Task brief: Return only those lines from the line containing "Recreate this image as a component" to the line containing "const labelTimes = [12, 24, 36, 48];", both included, and please omit the pictures.
★ ★ ★
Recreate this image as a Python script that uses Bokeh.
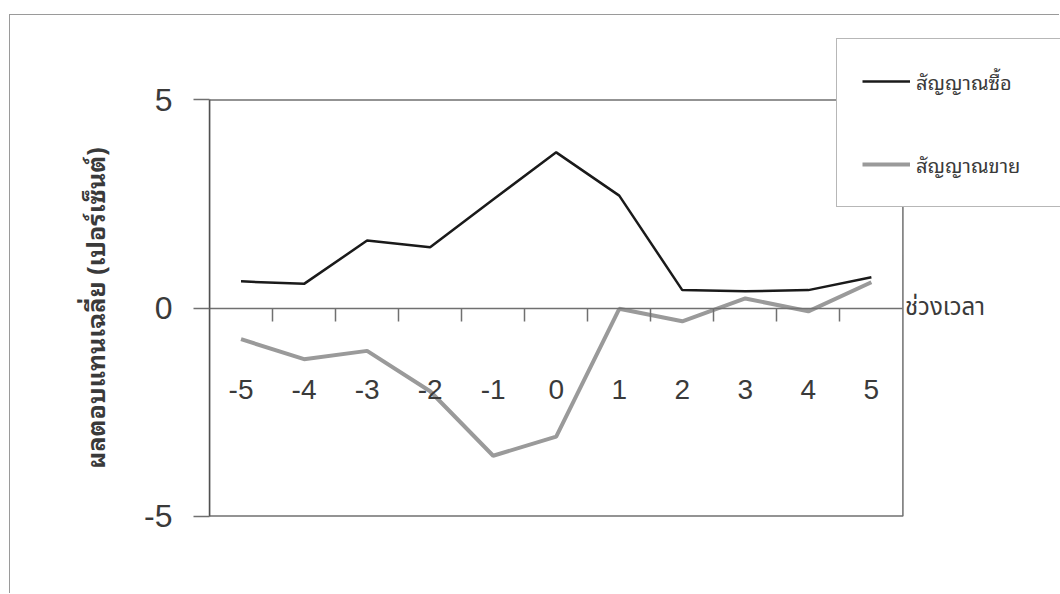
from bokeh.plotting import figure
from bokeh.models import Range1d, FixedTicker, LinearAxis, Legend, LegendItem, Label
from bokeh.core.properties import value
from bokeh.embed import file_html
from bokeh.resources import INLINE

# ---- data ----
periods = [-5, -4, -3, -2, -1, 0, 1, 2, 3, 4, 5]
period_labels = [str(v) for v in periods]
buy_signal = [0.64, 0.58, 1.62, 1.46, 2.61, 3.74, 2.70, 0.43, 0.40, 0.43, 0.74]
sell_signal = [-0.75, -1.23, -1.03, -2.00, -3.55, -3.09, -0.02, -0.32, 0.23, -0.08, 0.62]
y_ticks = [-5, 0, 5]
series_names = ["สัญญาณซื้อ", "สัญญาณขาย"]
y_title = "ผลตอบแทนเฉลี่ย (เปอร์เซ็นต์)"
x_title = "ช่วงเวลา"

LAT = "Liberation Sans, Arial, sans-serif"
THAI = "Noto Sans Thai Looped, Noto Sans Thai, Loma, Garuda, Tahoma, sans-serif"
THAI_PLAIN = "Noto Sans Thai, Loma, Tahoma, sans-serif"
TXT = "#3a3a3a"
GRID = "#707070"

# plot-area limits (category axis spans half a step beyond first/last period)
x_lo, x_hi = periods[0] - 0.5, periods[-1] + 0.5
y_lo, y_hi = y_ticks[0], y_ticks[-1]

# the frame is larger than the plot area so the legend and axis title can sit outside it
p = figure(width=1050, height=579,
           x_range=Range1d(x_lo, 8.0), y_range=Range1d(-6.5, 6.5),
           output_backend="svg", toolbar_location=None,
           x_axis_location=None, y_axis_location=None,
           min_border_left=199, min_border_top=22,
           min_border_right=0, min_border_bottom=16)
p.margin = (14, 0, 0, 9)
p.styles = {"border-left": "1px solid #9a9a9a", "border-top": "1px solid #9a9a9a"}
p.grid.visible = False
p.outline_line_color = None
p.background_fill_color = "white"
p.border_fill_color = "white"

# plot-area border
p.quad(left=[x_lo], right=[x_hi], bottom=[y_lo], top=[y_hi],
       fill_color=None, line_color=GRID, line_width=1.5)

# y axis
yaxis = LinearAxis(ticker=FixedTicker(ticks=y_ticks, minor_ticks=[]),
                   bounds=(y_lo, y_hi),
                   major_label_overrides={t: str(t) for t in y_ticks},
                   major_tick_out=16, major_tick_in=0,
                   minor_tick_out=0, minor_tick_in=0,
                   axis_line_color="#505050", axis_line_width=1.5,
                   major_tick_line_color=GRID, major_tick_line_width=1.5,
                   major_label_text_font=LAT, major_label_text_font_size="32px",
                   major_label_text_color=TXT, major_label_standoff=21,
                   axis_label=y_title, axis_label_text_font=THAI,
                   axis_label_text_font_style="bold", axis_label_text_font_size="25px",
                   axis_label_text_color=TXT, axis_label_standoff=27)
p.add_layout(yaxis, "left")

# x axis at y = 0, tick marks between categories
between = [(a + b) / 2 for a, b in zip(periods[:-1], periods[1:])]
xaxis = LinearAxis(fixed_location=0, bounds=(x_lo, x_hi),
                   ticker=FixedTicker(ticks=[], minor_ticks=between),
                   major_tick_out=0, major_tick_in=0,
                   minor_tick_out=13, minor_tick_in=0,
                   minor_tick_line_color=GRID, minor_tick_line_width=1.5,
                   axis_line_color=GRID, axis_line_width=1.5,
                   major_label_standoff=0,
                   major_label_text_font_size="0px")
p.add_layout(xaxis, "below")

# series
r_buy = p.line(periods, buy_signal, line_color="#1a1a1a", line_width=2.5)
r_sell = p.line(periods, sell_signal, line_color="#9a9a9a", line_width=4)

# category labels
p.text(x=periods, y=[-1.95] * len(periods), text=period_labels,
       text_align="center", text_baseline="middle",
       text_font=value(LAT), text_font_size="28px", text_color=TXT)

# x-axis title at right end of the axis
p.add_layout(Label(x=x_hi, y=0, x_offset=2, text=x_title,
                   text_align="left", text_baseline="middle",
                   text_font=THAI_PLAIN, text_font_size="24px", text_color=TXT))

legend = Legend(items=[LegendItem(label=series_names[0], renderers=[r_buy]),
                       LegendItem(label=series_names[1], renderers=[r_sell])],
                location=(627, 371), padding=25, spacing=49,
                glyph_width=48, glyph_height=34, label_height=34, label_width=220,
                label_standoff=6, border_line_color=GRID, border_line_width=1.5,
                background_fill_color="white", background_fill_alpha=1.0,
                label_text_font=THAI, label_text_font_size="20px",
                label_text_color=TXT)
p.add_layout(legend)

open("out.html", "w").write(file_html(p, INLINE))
★ ★ ★
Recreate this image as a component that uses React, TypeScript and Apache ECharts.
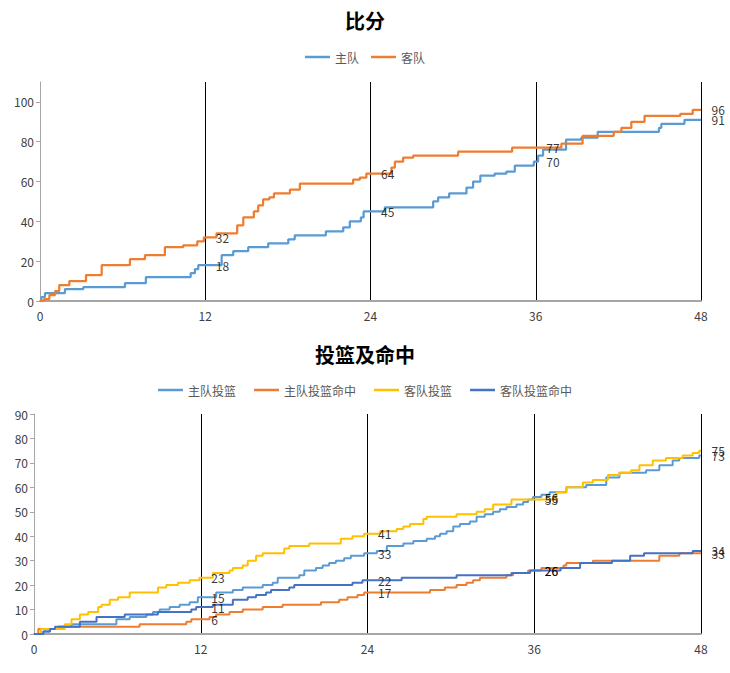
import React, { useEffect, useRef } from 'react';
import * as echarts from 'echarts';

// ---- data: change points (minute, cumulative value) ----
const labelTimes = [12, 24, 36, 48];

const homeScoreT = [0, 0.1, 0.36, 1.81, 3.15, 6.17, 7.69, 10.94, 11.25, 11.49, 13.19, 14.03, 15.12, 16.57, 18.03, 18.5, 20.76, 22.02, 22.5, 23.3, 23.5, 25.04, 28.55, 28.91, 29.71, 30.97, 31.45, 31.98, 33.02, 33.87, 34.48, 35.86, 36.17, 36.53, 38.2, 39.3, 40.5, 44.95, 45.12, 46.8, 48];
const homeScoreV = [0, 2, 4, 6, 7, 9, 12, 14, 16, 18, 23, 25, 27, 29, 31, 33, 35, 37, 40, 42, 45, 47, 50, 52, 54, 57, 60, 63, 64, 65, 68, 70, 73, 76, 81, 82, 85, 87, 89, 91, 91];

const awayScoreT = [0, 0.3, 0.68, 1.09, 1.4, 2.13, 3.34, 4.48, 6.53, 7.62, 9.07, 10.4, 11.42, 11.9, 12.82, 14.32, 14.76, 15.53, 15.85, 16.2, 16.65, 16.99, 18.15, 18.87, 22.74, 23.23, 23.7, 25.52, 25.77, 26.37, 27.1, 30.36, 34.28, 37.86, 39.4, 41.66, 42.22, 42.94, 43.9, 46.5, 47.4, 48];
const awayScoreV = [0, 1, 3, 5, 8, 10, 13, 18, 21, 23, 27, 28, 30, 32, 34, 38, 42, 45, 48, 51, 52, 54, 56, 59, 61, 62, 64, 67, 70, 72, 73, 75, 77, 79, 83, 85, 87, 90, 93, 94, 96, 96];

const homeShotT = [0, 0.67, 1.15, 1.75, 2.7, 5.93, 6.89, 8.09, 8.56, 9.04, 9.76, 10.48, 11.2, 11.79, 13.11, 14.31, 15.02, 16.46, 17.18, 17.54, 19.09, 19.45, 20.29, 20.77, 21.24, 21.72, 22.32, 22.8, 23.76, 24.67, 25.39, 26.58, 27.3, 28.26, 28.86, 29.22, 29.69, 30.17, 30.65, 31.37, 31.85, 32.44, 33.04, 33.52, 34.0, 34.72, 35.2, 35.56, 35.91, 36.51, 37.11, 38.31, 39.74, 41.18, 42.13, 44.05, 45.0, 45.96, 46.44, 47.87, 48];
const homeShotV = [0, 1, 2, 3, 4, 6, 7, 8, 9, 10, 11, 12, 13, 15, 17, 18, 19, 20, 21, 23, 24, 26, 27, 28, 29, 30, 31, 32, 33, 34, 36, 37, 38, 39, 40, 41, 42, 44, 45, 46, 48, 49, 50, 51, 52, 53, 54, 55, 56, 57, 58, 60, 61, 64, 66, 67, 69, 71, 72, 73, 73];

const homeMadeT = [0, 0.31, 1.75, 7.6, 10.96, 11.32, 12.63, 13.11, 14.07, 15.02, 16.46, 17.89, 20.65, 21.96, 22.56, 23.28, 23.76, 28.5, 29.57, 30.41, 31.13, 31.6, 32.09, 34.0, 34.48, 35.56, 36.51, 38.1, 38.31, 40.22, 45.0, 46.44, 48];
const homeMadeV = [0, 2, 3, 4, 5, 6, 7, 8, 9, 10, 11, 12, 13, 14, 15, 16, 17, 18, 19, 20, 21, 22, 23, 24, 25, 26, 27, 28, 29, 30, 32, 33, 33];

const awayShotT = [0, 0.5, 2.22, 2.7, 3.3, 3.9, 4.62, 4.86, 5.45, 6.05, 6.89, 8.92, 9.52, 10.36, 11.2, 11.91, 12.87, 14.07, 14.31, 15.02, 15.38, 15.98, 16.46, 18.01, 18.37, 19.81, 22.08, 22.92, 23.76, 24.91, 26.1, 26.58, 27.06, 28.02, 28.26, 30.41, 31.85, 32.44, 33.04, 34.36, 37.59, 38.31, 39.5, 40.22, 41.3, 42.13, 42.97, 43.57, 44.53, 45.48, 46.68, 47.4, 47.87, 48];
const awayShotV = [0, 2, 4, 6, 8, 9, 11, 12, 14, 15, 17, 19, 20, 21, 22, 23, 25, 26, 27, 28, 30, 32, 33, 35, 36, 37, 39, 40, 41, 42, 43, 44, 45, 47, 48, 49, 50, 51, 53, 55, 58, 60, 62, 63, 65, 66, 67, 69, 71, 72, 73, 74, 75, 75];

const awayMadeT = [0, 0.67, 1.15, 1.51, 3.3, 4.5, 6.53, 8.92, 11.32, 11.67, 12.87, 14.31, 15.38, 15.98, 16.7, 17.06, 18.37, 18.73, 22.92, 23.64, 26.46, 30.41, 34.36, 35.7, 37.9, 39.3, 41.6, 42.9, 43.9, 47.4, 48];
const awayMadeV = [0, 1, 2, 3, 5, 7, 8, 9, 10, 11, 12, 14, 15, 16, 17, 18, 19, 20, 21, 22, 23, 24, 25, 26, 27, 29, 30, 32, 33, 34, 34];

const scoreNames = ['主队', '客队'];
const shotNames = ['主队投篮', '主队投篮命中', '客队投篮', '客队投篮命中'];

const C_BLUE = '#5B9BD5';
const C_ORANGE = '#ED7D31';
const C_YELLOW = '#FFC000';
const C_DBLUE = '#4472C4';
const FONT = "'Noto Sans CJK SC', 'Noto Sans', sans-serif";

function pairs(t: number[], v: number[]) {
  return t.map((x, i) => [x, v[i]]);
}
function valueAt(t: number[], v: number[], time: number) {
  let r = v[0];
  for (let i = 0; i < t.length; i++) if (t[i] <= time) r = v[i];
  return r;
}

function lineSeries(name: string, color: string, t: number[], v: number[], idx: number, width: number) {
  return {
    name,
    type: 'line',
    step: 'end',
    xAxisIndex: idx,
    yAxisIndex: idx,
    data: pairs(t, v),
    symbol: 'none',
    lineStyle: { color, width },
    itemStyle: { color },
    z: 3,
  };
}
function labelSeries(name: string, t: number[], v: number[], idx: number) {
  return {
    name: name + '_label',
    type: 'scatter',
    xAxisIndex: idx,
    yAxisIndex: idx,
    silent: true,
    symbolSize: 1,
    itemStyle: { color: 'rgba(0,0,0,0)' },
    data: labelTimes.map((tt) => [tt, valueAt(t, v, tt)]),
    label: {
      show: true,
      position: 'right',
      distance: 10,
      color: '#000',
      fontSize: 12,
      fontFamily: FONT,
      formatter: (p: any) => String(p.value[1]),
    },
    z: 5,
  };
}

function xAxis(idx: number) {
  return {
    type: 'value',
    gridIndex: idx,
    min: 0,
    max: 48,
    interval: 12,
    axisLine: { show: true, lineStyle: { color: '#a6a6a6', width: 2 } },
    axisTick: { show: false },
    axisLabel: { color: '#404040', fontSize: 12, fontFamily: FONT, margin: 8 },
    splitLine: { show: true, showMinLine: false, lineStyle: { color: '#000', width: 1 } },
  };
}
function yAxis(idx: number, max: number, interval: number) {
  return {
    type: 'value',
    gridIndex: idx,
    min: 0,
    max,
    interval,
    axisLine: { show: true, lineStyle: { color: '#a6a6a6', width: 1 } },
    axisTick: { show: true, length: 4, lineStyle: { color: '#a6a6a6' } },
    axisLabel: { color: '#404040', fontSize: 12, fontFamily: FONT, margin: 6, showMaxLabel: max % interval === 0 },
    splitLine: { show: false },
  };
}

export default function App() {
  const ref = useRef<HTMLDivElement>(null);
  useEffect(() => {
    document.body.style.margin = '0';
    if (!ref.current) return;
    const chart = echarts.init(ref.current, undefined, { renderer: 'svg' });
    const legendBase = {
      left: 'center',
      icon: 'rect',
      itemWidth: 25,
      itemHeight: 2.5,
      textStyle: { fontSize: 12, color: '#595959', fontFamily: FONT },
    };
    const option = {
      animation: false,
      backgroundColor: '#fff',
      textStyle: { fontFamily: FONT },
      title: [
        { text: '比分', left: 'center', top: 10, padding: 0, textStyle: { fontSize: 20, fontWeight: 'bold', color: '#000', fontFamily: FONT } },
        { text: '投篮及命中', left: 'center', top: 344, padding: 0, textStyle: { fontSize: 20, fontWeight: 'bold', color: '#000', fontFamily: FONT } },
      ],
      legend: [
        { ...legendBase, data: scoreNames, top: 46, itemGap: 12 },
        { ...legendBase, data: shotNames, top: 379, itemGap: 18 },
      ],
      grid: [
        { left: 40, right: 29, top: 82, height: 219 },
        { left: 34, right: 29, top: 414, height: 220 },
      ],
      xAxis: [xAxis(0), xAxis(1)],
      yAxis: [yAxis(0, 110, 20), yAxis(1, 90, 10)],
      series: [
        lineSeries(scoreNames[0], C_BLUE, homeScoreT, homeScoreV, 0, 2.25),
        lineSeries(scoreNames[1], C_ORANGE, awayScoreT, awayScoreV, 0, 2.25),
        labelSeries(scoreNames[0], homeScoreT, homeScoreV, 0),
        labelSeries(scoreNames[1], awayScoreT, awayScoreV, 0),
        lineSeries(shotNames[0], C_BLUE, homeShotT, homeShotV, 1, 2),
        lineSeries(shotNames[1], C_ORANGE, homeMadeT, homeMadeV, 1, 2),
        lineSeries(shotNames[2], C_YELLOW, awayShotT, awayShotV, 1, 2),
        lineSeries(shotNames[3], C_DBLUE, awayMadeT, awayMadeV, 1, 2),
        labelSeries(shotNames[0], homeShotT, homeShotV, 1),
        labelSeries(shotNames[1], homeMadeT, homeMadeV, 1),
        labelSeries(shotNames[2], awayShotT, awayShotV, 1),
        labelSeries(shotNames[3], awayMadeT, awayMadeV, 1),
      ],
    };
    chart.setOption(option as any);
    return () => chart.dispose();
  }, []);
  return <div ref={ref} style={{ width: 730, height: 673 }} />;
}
★ ★ ★
Answer to the task:
Recreate this image as a component that uses React, TypeScript and Apache ECharts.
import React, { useEffect, useRef } from 'react';
import * as echarts from 'echarts';

// ---- data: change points (minute, cumulative value) ----
const labelTimes = [12, 24, 36, 48];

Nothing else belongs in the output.